Word for word, quote all of the material, omitting the pictures.

──────── Raw data

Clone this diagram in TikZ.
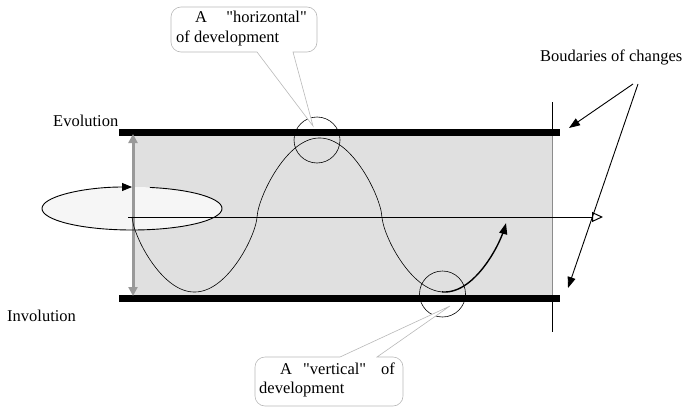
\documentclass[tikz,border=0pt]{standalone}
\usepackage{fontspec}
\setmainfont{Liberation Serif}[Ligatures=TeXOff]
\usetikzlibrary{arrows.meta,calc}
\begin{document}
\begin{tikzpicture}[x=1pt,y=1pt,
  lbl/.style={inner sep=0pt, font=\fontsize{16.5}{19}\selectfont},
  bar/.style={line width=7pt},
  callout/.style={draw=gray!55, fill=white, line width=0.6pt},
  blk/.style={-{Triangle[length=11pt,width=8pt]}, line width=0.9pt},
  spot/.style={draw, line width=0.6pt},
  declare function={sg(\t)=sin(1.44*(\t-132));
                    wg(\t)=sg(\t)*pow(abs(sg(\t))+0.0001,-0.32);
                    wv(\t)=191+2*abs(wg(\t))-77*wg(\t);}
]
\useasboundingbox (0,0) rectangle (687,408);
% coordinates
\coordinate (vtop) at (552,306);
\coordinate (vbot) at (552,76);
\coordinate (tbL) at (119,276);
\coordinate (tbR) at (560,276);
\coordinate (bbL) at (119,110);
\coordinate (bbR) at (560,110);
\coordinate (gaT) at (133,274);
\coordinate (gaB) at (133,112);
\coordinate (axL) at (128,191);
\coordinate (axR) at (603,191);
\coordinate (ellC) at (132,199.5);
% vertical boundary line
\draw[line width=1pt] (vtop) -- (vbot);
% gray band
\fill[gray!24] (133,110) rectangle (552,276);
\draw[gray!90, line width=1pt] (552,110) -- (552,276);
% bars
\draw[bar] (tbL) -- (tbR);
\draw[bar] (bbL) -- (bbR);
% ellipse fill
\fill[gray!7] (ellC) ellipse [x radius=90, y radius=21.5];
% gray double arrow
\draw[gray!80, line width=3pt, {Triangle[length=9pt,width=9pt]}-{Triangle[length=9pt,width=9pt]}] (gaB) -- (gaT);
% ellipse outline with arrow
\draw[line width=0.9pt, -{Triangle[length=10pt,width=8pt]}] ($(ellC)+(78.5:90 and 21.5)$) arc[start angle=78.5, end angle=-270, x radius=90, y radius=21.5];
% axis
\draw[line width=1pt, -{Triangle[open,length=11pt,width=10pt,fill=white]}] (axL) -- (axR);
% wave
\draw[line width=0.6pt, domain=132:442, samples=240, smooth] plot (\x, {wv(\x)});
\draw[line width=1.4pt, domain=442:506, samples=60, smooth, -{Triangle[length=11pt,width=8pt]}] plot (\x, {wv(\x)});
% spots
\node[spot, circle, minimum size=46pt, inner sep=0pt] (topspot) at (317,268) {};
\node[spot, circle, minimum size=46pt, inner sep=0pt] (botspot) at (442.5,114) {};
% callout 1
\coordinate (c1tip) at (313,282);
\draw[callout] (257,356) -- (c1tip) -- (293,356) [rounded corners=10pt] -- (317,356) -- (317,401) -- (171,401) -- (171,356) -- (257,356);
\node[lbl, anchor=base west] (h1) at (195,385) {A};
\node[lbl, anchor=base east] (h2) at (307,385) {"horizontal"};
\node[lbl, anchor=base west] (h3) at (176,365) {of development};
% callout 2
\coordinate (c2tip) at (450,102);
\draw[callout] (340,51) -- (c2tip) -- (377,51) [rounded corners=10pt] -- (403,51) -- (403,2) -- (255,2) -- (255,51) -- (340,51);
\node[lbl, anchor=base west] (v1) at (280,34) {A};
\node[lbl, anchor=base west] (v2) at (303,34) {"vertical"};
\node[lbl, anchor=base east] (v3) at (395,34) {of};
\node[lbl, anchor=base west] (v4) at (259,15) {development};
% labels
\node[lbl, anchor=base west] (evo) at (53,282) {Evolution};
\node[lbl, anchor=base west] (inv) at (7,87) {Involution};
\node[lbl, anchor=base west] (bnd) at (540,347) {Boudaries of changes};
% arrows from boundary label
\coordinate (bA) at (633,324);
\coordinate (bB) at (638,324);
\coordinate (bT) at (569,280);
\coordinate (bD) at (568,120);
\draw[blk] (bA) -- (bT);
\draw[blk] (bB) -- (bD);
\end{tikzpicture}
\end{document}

────────────────

_Solution to this problem_:
Clone this diagram in TikZ.
\documentclass[tikz,border=0pt]{standalone}
\usepackage{fontspec}
\setmainfont{Liberation Serif}[Ligatures=TeXOff]
\usetikzlibrary{arrows.meta,calc}
\begin{document}
\begin{tikzpicture}[x=1pt,y=1pt,
  lbl/.style={inner sep=0pt, font=\fontsize{16.5}{19}\selectfont},
  bar/.style={line width=7pt},
  callout/.style={draw=gray!55, fill=white, line width=0.6pt},
  blk/.style={-{Triangle[length=11pt,width=8pt]}, line width=0.9pt},
  spot/.style={draw, line width=0.6pt},
  declare function={sg(\t)=sin(1.44*(\t-132));
                    wg(\t)=sg(\t)*pow(abs(sg(\t))+0.0001,-0.32);
                    wv(\t)=191+2*abs(wg(\t))-77*wg(\t);}
]
\useasboundingbox (0,0) rectangle (687,408);
% coordinates
\coordinate (vtop) at (552,306);
\coordinate (vbot) at (552,76);
\coordinate (tbL) at (119,276);
\coordinate (tbR) at (560,276);
\coordinate (bbL) at (119,110);
\coordinate (bbR) at (560,110);
\coordinate (gaT) at (133,274);
\coordinate (gaB) at (133,112);
\coordinate (axL) at (128,191);
\coordinate (axR) at (603,191);
\coordinate (ellC) at (132,199.5);
% vertical boundary line
\draw[line width=1pt] (vtop) -- (vbot);
% gray band
\fill[gray!24] (133,110) rectangle (552,276);
\draw[gray!90, line width=1pt] (552,110) -- (552,276);
% bars
\draw[bar] (tbL) -- (tbR);
\draw[bar] (bbL) -- (bbR);
% ellipse fill
\fill[gray!7] (ellC) ellipse [x radius=90, y radius=21.5];
% gray double arrow
\draw[gray!80, line width=3pt, {Triangle[length=9pt,width=9pt]}-{Triangle[length=9pt,width=9pt]}] (gaB) -- (gaT);
% ellipse outline with arrow
\draw[line width=0.9pt, -{Triangle[length=10pt,width=8pt]}] ($(ellC)+(78.5:90 and 21.5)$) arc[start angle=78.5, end angle=-270, x radius=90, y radius=21.5];
% axis
\draw[line width=1pt, -{Triangle[open,length=11pt,width=10pt,fill=white]}] (axL) -- (axR);
% wave
\draw[line width=0.6pt, domain=132:442, samples=240, smooth] plot (\x, {wv(\x)});
\draw[line width=1.4pt, domain=442:506, samples=60, smooth, -{Triangle[length=11pt,width=8pt]}] plot (\x, {wv(\x)});
% spots
\node[spot, circle, minimum size=46pt, inner sep=0pt] (topspot) at (317,268) {};
\node[spot, circle, minimum size=46pt, inner sep=0pt] (botspot) at (442.5,114) {};
% callout 1
\coordinate (c1tip) at (313,282);
\draw[callout] (257,356) -- (c1tip) -- (293,356) [rounded corners=10pt] -- (317,356) -- (317,401) -- (171,401) -- (171,356) -- (257,356);
\node[lbl, anchor=base west] (h1) at (195,385) {A};
\node[lbl, anchor=base east] (h2) at (307,385) {"horizontal"};
\node[lbl, anchor=base west] (h3) at (176,365) {of development};
% callout 2
\coordinate (c2tip) at (450,102);
\draw[callout] (340,51) -- (c2tip) -- (377,51) [rounded corners=10pt] -- (403,51) -- (403,2) -- (255,2) -- (255,51) -- (340,51);
\node[lbl, anchor=base west] (v1) at (280,34) {A};
\node[lbl, anchor=base west] (v2) at (303,34) {"vertical"};
\node[lbl, anchor=base east] (v3) at (395,34) {of};
\node[lbl, anchor=base west] (v4) at (259,15) {development};
% labels
\node[lbl, anchor=base west] (evo) at (53,282) {Evolution};
\node[lbl, anchor=base west] (inv) at (7,87) {Involution};
\node[lbl, anchor=base west] (bnd) at (540,347) {Boudaries of changes};
% arrows from boundary label
\coordinate (bA) at (633,324);
\coordinate (bB) at (638,324);
\coordinate (bT) at (569,280);
\coordinate (bD) at (568,120);
\draw[blk] (bA) -- (bT);
\draw[blk] (bB) -- (bD);
\end{tikzpicture}
\end{document}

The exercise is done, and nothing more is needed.